At the US Social Forum there was a curious brouhaha, which has been fairly widely reported on the web, over a workshop organized by the vehemently pro-Israel group Stand With Us. As a workshop on LGBTQI rights in the Middle East it looked as if it would fit right in with the Social Forum’s worldview, until it became seen as a way to extol the virtues of Israel compared to its neighboring states and thereby justify Israel’s occupation. It was canceled, with this explanation by the USSF. Stand With Us objected. If you want to know more about Stand With Us, Tikkun ran an article last September by David Theo Goldberg and Saree Makdisi, The Trial of Israel’s Campus Critics, that was strongly critical of it.

This workshop seemed to me to fit in the same ballpark with those rightwingers who have fought against feminist and GLBT rights all the way, right up to the point when the defense of them as proving the quintessential goodness of Western civ becomes a handy weapon to wield against Islamic immigration to the West or against rightwing Islam.
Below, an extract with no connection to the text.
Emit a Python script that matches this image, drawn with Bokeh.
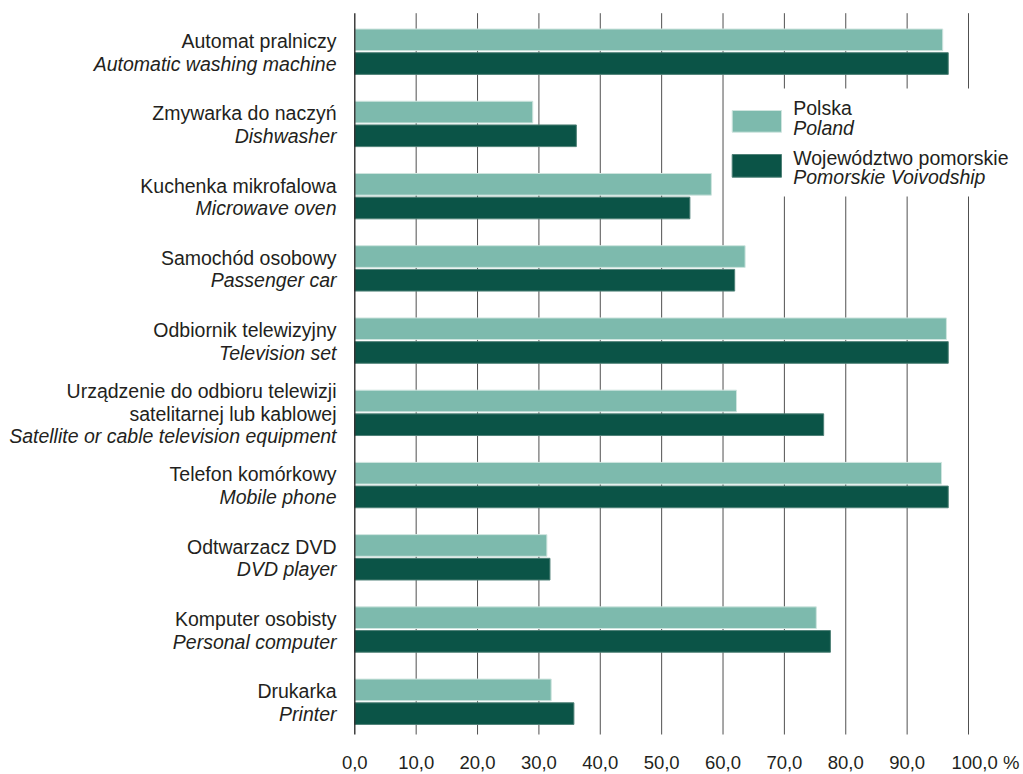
from bokeh.plotting import figure
from bokeh.models import Range1d, ColumnDataSource, Grid
from bokeh.core.properties import value
from bokeh.transform import dodge
from bokeh.embed import file_html
from bokeh.resources import INLINE

# ---------------- data ----------------
categories_pl = [
    "Automat pralniczy",
    "Zmywarka do naczyń",
    "Kuchenka mikrofalowa",
    "Samochód osobowy",
    "Odbiornik telewizyjny",
    "Urządzenie do odbioru telewizji\nsatelitarnej lub kablowej",
    "Telefon komórkowy",
    "Odtwarzacz DVD",
    "Komputer osobisty",
    "Drukarka",
]
categories_en = [
    "Automatic washing machine",
    "Dishwasher",
    "Microwave oven",
    "Passenger car",
    "Television set",
    "Satellite or cable television equipment",
    "Mobile phone",
    "DVD player",
    "Personal computer",
    "Printer",
]
polska = [95.8, 29.0, 58.1, 63.6, 96.4, 62.2, 95.6, 31.3, 75.2, 32.0]
pomorskie = [96.7, 36.1, 54.6, 61.9, 96.7, 76.4, 96.7, 31.8, 77.5, 35.7]
ticks = [0, 10, 20, 30, 40, 50, 60, 70, 80, 90, 100]
tick_labels = ["0,0", "10,0", "20,0", "30,0", "40,0", "50,0", "60,0", "70,0",
               "80,0", "90,0", "100,0 %"]
series_pl = ["Polska", "Województwo pomorskie"]
series_en = ["Poland", "Pomorskie Voivodship"]

# ---------------- layout constants ----------------
W, H = 1023, 774
X0, SX = 354.3, 6.137      # px of value 0, px per unit
Y0, SY = 51.2, 72.23       # px of first category centre, px per category
LIGHT, DARK = "#7dbaad", "#0b5447"
TXT = "#231f20"
FONT = value("Liberation Sans")


def fx(px):
    return (px - X0) / SX


def fy(py):
    return (py - Y0) / SY


p = figure(width=W, height=H,
           x_range=Range1d(fx(0), fx(W)),
           y_range=Range1d(fy(H), fy(0)),
           output_backend="svg", toolbar_location=None,
           x_axis_location=None, y_axis_location=None,
           min_border=0, min_border_left=0, min_border_right=0,
           min_border_top=0, min_border_bottom=0,
           outline_line_color=None, background_fill_color="white",
           border_fill_color="white")
p.center = [r for r in p.center if not isinstance(r, Grid)]

n = len(categories_pl)
idx = list(range(n))

# grid lines
grid_top, grid_bot = fy(12.7), fy(734)
p.segment(x0=ticks[1:], y0=[grid_top] * (len(ticks) - 1), x1=ticks[1:],
          y1=[grid_bot] * (len(ticks) - 1), line_color="#505050", line_width=1)

# legend background (white, hides grid lines)
p.quad(left=[fx(725)], right=[fx(1030)], top=[fy(88)], bottom=[fy(196)],
       fill_color="white", line_color=None)

# bars
src = ColumnDataSource(dict(idx=idx, polska=polska, pomorskie=pomorskie))
p.hbar(y=dodge("idx", -0.164, range=p.y_range), left=0, right="polska",
       height=0.30, source=src, fill_color=LIGHT, line_color="#cfe5df",
       line_width=1)
p.hbar(y=dodge("idx", 0.164, range=p.y_range), left=0, right="pomorskie",
       height=0.30, source=src, fill_color=DARK, line_color="#4f8177",
       line_width=1)

# zero line on top
p.segment(x0=[ticks[0]], y0=[grid_top], x1=[ticks[0]], y1=[grid_bot],
          line_color="#222222", line_width=1.3)

# category labels
rows = dict(y=[], off=[], txt=[], it=[])
for i in idx:
    lines = categories_pl[i].split("\n")
    allines = lines + [categories_en[i]]
    m = len(allines)
    for k, t in enumerate(allines):
        rows["y"].append(i)
        rows["off"].append(0.7 + (k - (m - 1) / 2) * 22.6)
        rows["txt"].append(t)
        rows["it"].append(k == m - 1)
pl_src = ColumnDataSource({k: [v for v, it in zip(rows[k], rows["it"]) if not it]
                           for k in ("y", "off", "txt")})
en_src = ColumnDataSource({k: [v for v, it in zip(rows[k], rows["it"]) if it]
                           for k in ("y", "off", "txt")})
p.text(x=0, y="y", text="txt", y_offset="off", x_offset=-18.3, source=pl_src,
       text_align="right", text_baseline="middle", text_font=FONT,
       text_font_size="19.5px", text_color=TXT)
p.text(x=0, y="y", text="txt", y_offset="off", x_offset=-18.3, source=en_src,
       text_align="right", text_baseline="middle", text_font=FONT,
       text_font_size="19.5px", text_font_style="italic", text_color=TXT)

# tick labels
tick_y = fy(762)
p.text(x=ticks[:-1], y=[tick_y] * (len(ticks) - 1), text=tick_labels[:-1],
       text_align="center", text_baseline="middle", text_font=FONT,
       text_font_size="18.5px", text_color=TXT)
p.text(x=ticks[-1:], y=[tick_y], text=tick_labels[-1:], x_offset=-17,
       text_align="left", text_baseline="middle", text_font=FONT,
       text_font_size="18.5px", text_color=TXT)

# legend
sw_l, sw_r = fx(731.7), fx(781)
p.quad(left=[sw_l], right=[sw_r], top=[fy(110)], bottom=[fy(131.7)],
       fill_color=LIGHT, line_color="#cfe5df", line_width=1)
p.quad(left=[sw_l], right=[sw_r], top=[fy(154)], bottom=[fy(176.7)],
       fill_color=DARK, line_color="#4f8177", line_width=1)
lx = fx(792.7)
p.text(x=[lx, lx], y=[fy(107.5), fy(157.2)], text=series_pl,
       text_align="left", text_baseline="middle", text_font=FONT,
       text_font_size="19.5px", text_color=TXT)
p.text(x=[lx, lx], y=[fy(127.5), fy(176.7)], text=series_en,
       text_align="left", text_baseline="middle", text_font=FONT,
       text_font_size="19.5px", text_font_style="italic", text_color=TXT)

open("out.html", "w").write(file_html(p, INLINE))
This strategy is more common in Europe (where it was pioneered by the late Pim Fortuyn), but in the US can be seen in the way the American Enterprise Institute became the protector of Ayaan Hirsi Ali, the Somali Dutch feminist and Islamophobe, about whom I wrote in Tikkun a while back.

I find the cynicism of this U turn from opposing feminist and GLBTQ rights to extolling them nauseating or hilarious, depending on my mood. But seeing that it’s the Fourth of July let us remember that just about all the things we have to celebrate about today’s United States (the nation state as opposed to the land) — like the Constitution, republican instead of monarchical government, abolition of slavery, extension of the franchise, civil rights for all as have them so far, laws for the safety of food, medicines and workplaces, laws for ecological protection, communal efforts to prevent destitution (e.g., social security), for a start — were originally opposed by conservatives, before all of them (in the case of the Constitution) or some of them (in the case of social security and Medicare) saw that these innovations were worth celebrating and conserving. Michael Lerner wrote about this last week here and is having an Interdependence Day Celebration today in a local park. It was nice to see our friend Shane Claiborne pick up this theme on HuffPost too in a different way, in a piece called “This July 4th, Let’s Celebrate Interdependence Day.”

Back to the Stand With Us workshop at the USSF. Don Cohen was preparing an article for The Jewish News on this brouhaha and I had expected to be able to link to it before now, but I haven’t seen it appear yet. I asked Michael Lerner about this issue and he gave Don this well-balanced statement:

Israel deserves strong commendation and appreciation for being the most advanced country in the Middle East with regard to women’s rights and gay rights, and on these issues way ahead of many other countries all around the world. None of that is a reason to stop critiquing Israel’s oppression of the Palestinian people, its systematic denial of human rights in the West Bank and Gaza, its “targeted assassinations” of “suspected” Palestinian “activists,” its holding in prisons and outdoor detention camps thousands of Palestinians without ever being charged must less getting a jury trial, and its collective punishment to enforce its unjust occupation of the West Bank and blockade of Gaza. These are sins which are not erased either by the good record Israel pursues on women’s or GLBTQ rights nor by human rights violations from Hamas.

The only way we will have an Israeli state in existence for future generations (of liberals and conservatives) to celebrate is if the conservative penchant for playing hardball against the Palestinians today is replaced by empathy, repentance, and the enacting of the two state solution with full rights and equity for all. Progressive victories today are what give conservatives something to celebrate tomorrow.